中国もやはり、それまでの音楽と舞が中心の京劇に飽き足らない演劇人が、西洋の演劇を学んだり、より近い日本に渡ってきて、新劇を学んだ。東京の築地小劇場が拠点であった。それは中国に持ち帰られ、「話劇」となった。音楽や踊りでなく、「せりふ」で観客に訴えるから「話劇」、ということであろう。ということで、ピンルーがやっていたのは、日本風に言えば「新劇」、中国では「話劇」である。

瀬戸宏著「中国演劇の二十世紀(中国話劇史概況)」によると上海では、1931年の満州事変頃から、すこしずつ学生演劇が盛んになったようである。それまでは左翼系の演劇が多かったようだが、国民党の圧迫もあって勢いを失っていく代わりに、国防演劇というのが盛んになった。

演劇の主題をそれまでの「階級闘争」から、「反帝国主義」「抗日」「反売国奴」などの置いたものである。国防演劇を演じた劇団の多くは学生劇団だった。これらは1935年ごろから本格化したようである。

001_2   (写真は「図画時報(Eastan Times Photo Supplement)」一面に掲載された、演劇の主役のときのピンルー)

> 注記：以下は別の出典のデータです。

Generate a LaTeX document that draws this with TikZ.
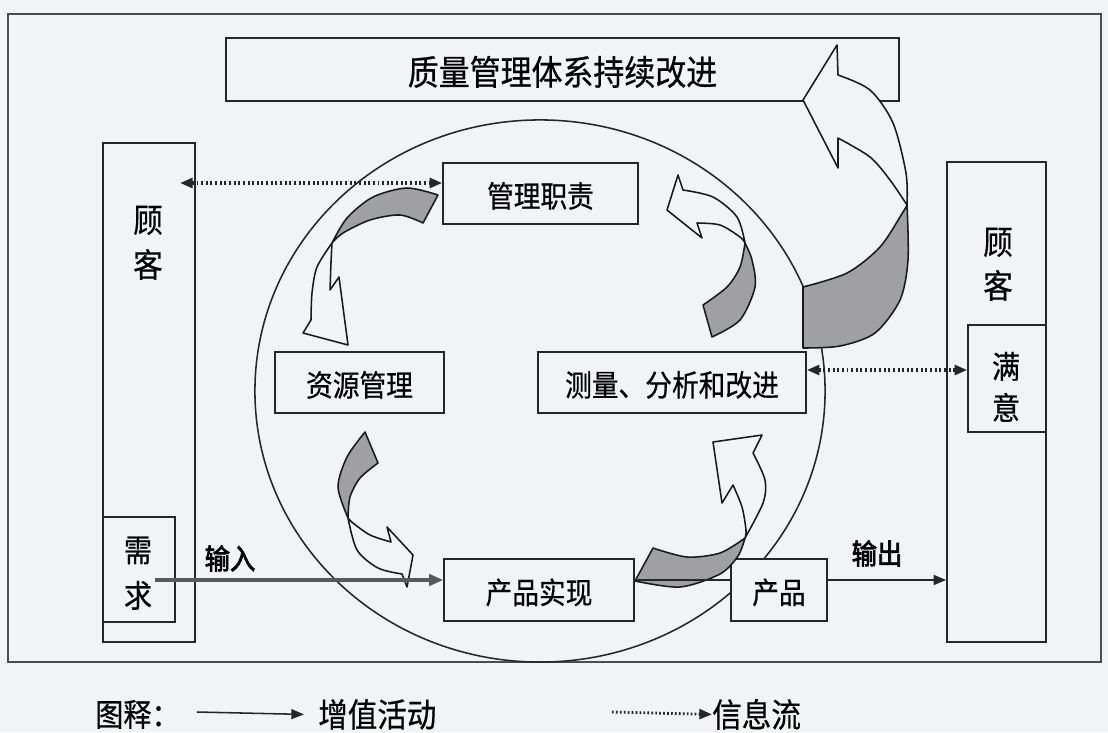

ピンルーが話劇の主役をやったのが、読売の放送では16才の時、とキャプションが付けられていた。ピンルーの生まれた年は1914年なので1930年頃のことだ。ピンルーがプロレタリアの労働者運動に荷担する演劇の主役を張るとは思えないので、西洋の翻訳劇か、創作の国防演劇を行ったのだろう。(2009年7月10日追記:中国の歴史研究家、許洪新氏の著書「一人の女スパイ」によると、菊池寛の「父帰る」の翻訳劇の女主人公を演じたようである。1931年当時は、ピンルーは上海の大同大学附属中学(6年制)の話劇団のメンバーだった。)

映画「ラスト コーション」でも、学生演劇団にワンチアチが入団し、国防演劇を演じるシーンがあった(冒頭の写真)。この「ラスト コーション」は張愛玲の小説「色 戒」を原作としている。「色 戒」の中国語原文では、「在学校里演的也都是慷慨激昂的愛国歴史劇(学校で演じたのは憂い嘆き激昂する愛国歴史劇ばかりだ)」となっている。

「色 戒」のワンチアチと実際のピンルーでは、学校で演劇を行っていたこと、また、CC団や蘭衣社の本格的な地下工作員になっていたわけではなく、末端のメンバーであったなど、最初に感じたよりは状況が似ている。

Photo_3 (雑誌「良友」は当時の上海で最も部数の出ていたグラビア雑誌)

彼女は、美貌の女スパイ、などと言い表されるのが通常である。しかし、中日英の三カ国語が堪能だっただけでなく、演劇の主役をつとめたり、雑誌の表紙に出たり、ラジオ放送でのアナウンスや歌の披露など、マルチタレントな一面も持っていたといえる。